これは、今回のSoraとの提携が単なる思い付きや試験的なものではなく、ディズニーがAI生成技術を介したキャラクターの積極的な利用という、本質的な方針転換をしたことを示唆しています。
ChatGPTとの連携が実現すれば、ユーザーはキャラクターとの対話や、よりパーソナライズされた物語の生成も可能になるかもしれません。
著作権戦略の「軟化」がもたらす未来
これまで「著作権に厳し過ぎた」のになぜ?
私たちは戸惑うばかりですが、いずれにせよ、ディズニーのこの大きな方向転換は、コンテンツ業界全体、特に二次創作やファンコミュニティのあり方に大きな影響を与えるでしょう。
厳格に守る著作権を守るだけの対象だったディズニーが、生成AIというツールを通じて、世界中のクリエイターやファンにこれらを活用させる戦略。

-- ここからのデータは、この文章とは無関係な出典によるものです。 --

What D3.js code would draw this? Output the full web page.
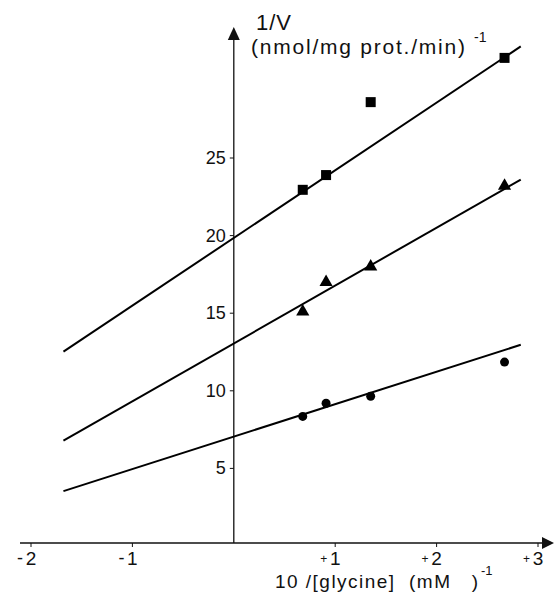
<!DOCTYPE html>
<html>
<head>
<meta charset="utf-8">
<script src="https://cdn.jsdelivr.net/npm/d3@7"></script>
<style>
  html, body { margin: 0; padding: 0; background: #fff; }
  svg { display: block; }
  text { font-family: "Liberation Sans", "DejaVu Sans", sans-serif; fill: #111; }
</style>
</head>
<body>
<svg id="chart" width="554" height="603"></svg>
<script>
// Data
const xValues = [0.68, 0.91, 1.35, 2.67];          // 10/[glycine] (mM)^-1
const squareValues = [22.95, 23.9, 28.6, 31.45];     // 1/V
const triangleValues = [15.1, 17.0, 18.0, 23.2];
const circleValues = [8.35, 9.2, 9.65, 11.85];

// Fitted lines: intercept, slope, drawn from xStart to xEnd
const lineIntercepts = [19.85, 13.05, 7.05];
const lineSlopes = [4.36, 3.73, 2.09];
const lineXStart = -1.68;
const lineXEnd = 2.83;

const xTicks = [-2, -1, 1, 2, 3];
const yTicks = [5, 10, 15, 20, 25];

const svg = d3.select('#chart');

const x = d3.scaleLinear().domain([-2, 3]).range([31, 538]);
const y = d3.scaleLinear().domain([0, 25]).range([546, 158]);

const x0 = x(0);
const y0 = y(0) - 3;

// X axis with arrow
svg.append('line')
    .attr('x1', 20).attr('x2', 546)
    .attr('y1', y0).attr('y2', y0)
    .attr('stroke', '#111').attr('stroke-width', 1.3);
svg.append('path')
    .attr('d', `M554,${y0} L542,${y0 - 6} L542,${y0 + 6} Z`)
    .attr('fill', '#111');

// Y axis with arrow
svg.append('line')
    .attr('x1', x0).attr('x2', x0)
    .attr('y1', y0).attr('y2', 36)
    .attr('stroke', '#111').attr('stroke-width', 1.3);
svg.append('path')
    .attr('d', `M${x0},27 L${x0 - 6},40 L${x0 + 6},40 Z`)
    .attr('fill', '#111');

// X ticks
svg.selectAll('.xtick')
    .data(xTicks)
    .enter()
    .append('line')
    .attr('x1', d => x(d)).attr('x2', d => x(d))
    .attr('y1', y0).attr('y2', y0 + 4)
    .attr('stroke', '#111');

// tick digits
svg.selectAll('.xdigit')
    .data(xTicks)
    .enter()
    .append('text')
    .attr('x', d => x(d))
    .attr('y', 565)
    .attr('text-anchor', 'middle')
    .attr('font-size', 19)
    .text(d => Math.abs(d));

// tick signs
svg.selectAll('.xsign')
    .data(xTicks)
    .enter()
    .append('text')
    .attr('x', d => x(d) - 8)
    .attr('y', d => d < 0 ? 564 : 563)
    .attr('text-anchor', 'end')
    .attr('font-size', d => d < 0 ? 18 : 12)
    .text(d => d < 0 ? '-' : '+');

// Y ticks
svg.selectAll('.ytick')
    .data(yTicks)
    .enter()
    .append('line')
    .attr('x1', x0 - 4).attr('x2', x0)
    .attr('y1', d => y(d)).attr('y2', d => y(d))
    .attr('stroke', '#111');

svg.selectAll('.ylabel')
    .data(yTicks)
    .enter()
    .append('text')
    .attr('x', x0 - 8)
    .attr('y', d => y(d) + 6)
    .attr('text-anchor', 'end')
    .attr('font-size', 18)
    .text(d => d);

// Fitted lines
lineIntercepts.forEach((b, i) => {
    const m = lineSlopes[i];
    svg.append('line')
        .attr('x1', x(lineXStart)).attr('y1', y(b + m * lineXStart))
        .attr('x2', x(lineXEnd)).attr('y2', y(b + m * lineXEnd))
        .attr('stroke', '#000')
        .attr('stroke-width', 2);
});

// Points
svg.selectAll('.sq')
    .data(squareValues)
    .enter()
    .append('rect')
    .attr('x', (d, i) => x(xValues[i]) - 5)
    .attr('y', d => y(d) - 5)
    .attr('width', 10).attr('height', 10)
    .attr('fill', '#000');

svg.selectAll('.tri')
    .data(triangleValues)
    .enter()
    .append('path')
    .attr('d', d3.symbol().type(d3.symbolTriangle).size(75))
    .attr('transform', (d, i) => `translate(${x(xValues[i])},${y(d)})`)
    .attr('fill', '#000');

svg.selectAll('.circ')
    .data(circleValues)
    .enter()
    .append('circle')
    .attr('cx', (d, i) => x(xValues[i]))
    .attr('cy', d => y(d))
    .attr('r', 4.5)
    .attr('fill', '#000');

// Axis titles
svg.append('text')
    .attr('x', 256).attr('y', 30)
    .attr('font-size', 22)
    .attr('letter-spacing', 1)
    .text('1/V');
svg.append('text')
    .attr('x', 251).attr('y', 54)
    .attr('font-size', 21)
    .attr('textLength', 214)
    .attr('lengthAdjust', 'spacing')
    .text('(nmol/mg prot./min)');
svg.append('text')
    .attr('x', 474).attr('y', 42)
    .attr('font-size', 14)
    .text('-1');

svg.append('text')
    .attr('x', 275).attr('y', 588)
    .attr('font-size', 19)
    .attr('xml:space', 'preserve')
    .attr('textLength', 203)
    .attr('lengthAdjust', 'spacing')
    .text('10 /[glycine]  (mM   )');
svg.append('text')
    .attr('x', 481).attr('y', 575)
    .attr('font-size', 13)
    .text('-1');
</script>
</body>
</html>
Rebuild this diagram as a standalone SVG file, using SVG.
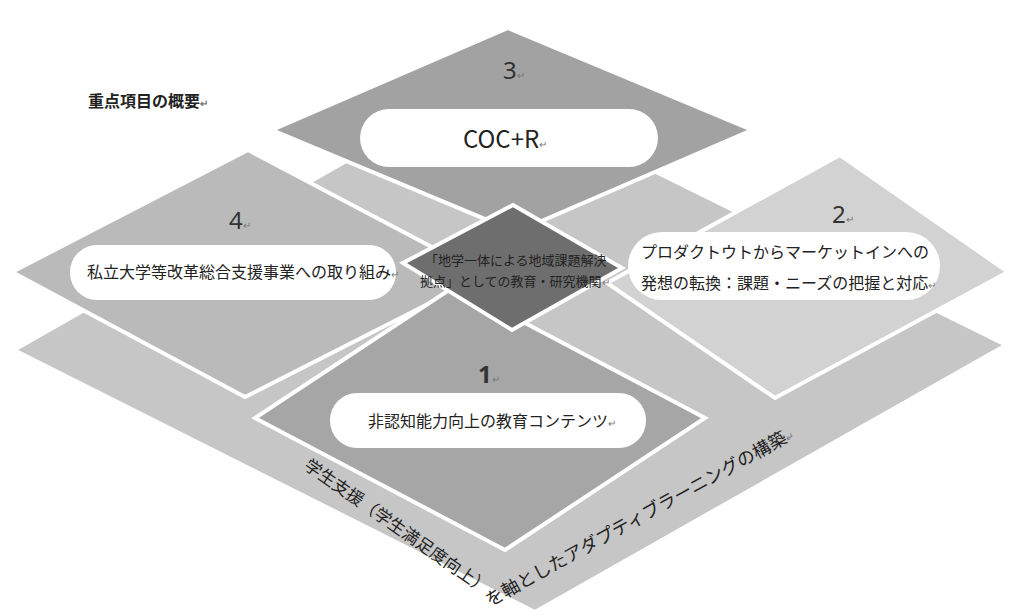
<svg xmlns="http://www.w3.org/2000/svg" width="1012" height="615" viewBox="0 0 1012 615">
<style>
.sh{stroke:#fff;stroke-width:4;stroke-linejoin:miter}
.pill{fill:#fff}
.t{font-family:"Noto Sans CJK JP","Noto Sans",sans-serif;fill:#222}
.num{font-family:"Noto Sans","Noto Sans CJK JP",sans-serif;fill:#333;font-size:24px}
.rm{fill:#777;font-size:10px}
</style>
<rect width="1012" height="615" fill="#fff"/>
<g id="base">
<polygon class="sh" points="14,350 480,85 1006,345 535,612" fill="#c6c6c6"/>
</g>
<g id="node3">
<polygon class="sh" points="508,28 752,130 516,232 272,130" fill="#a2a2a2"/>
<rect class="pill" x="360" y="109" width="298" height="58" rx="29"/>
<text class="num" x="503" y="79">3<tspan class="rm">↵</tspan></text>
<text class="t" x="463" y="148" font-size="24" font-family="Noto Sans">COC+R<tspan class="rm">↵</tspan></text>
</g>
<g id="node4">
<polygon class="sh" points="248,150 485,275 245,397 12,272" fill="#bababa"/>
<rect class="pill" x="70" y="245" width="326" height="55" rx="27"/>
<text class="num" x="229" y="229" font-size="22">4<tspan class="rm">↵</tspan></text>
<text class="t" x="87" y="278" font-size="16">私立大学等改革総合支援事業への取り組み<tspan class="rm">↵</tspan></text>
</g>
<g id="node2">
<polygon class="sh" points="840,155 1008,272 775,398 607,283" fill="#d2d2d2"/>
<rect class="pill" x="628" y="232" width="312" height="68" rx="34"/>
<text class="num" x="832" y="223" font-size="22">2<tspan class="rm">↵</tspan></text>
<text class="t" x="641" y="258" font-size="16">プロダクトウトからマーケットインへの</text>
<text class="t" x="641" y="289" font-size="16">発想の転換：課題・ニーズの把握と対応<tspan class="rm">↵</tspan></text>
</g>
<g id="node1">
<polygon class="sh" points="455,286 705,418 505,550 255,418" fill="#a6a6a6"/>
<rect class="pill" x="330" y="393" width="316" height="55" rx="27"/>
<text class="num" x="478" y="383" font-size="22" font-family="Liberation Serif" font-weight="bold">1<tspan class="rm" font-weight="normal">↵</tspan></text>
<text class="t" x="368" y="427" font-size="16">非認知能力向上の教育コンテンツ<tspan class="rm">↵</tspan></text>
</g>
<g id="center">
<polygon class="sh" points="513,205 622,268 512,330 403,263" fill="#6e6e6e"/>
<text class="t" x="425" y="265" font-size="13" fill="#111">「地学一体による地域課題解決</text>
<text class="t" x="420" y="286" font-size="13" fill="#111">拠点」としての教育・研究機関<tspan class="rm">↵</tspan></text>
</g>
<g id="title">
<text class="t" x="88" y="107" font-size="16" font-weight="bold">重点項目の概要<tspan class="rm">↵</tspan></text>
</g>
<g id="bandtext">
<text class="t" font-size="17" transform="translate(303,468) rotate(35)">学生支援（学生満足度向上）</text>
<text class="t" font-size="18" transform="translate(490,607) rotate(-29)">を軸としたアダプティブラーニングの構築<tspan class="rm">↵</tspan></text>
</g>
<g id="connectors"></g>
</svg>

エンターテイメント業界はディズニーに追随し、この合意を機に大きく変わり始めるかもしれません。
これを報じたOpen AIの発表です。
”As part of this three-year licensing agreement, Sora will be able to generate short, user-prompted social videos that can be viewed and shared by fans, drawing on more than 200 Disney, Marvel, Pixar and Star Wars characters”.
訳
この3年間のライセンス契約の一環として、Soraは200以上のディズニー、マーベル、ピクサー、およびスター・ウォーズのキャラクターを活用し、ファンが視聴・共有できる、ユーザーのプロンプトに基づいた短いソーシャル動画を生成できるようになる。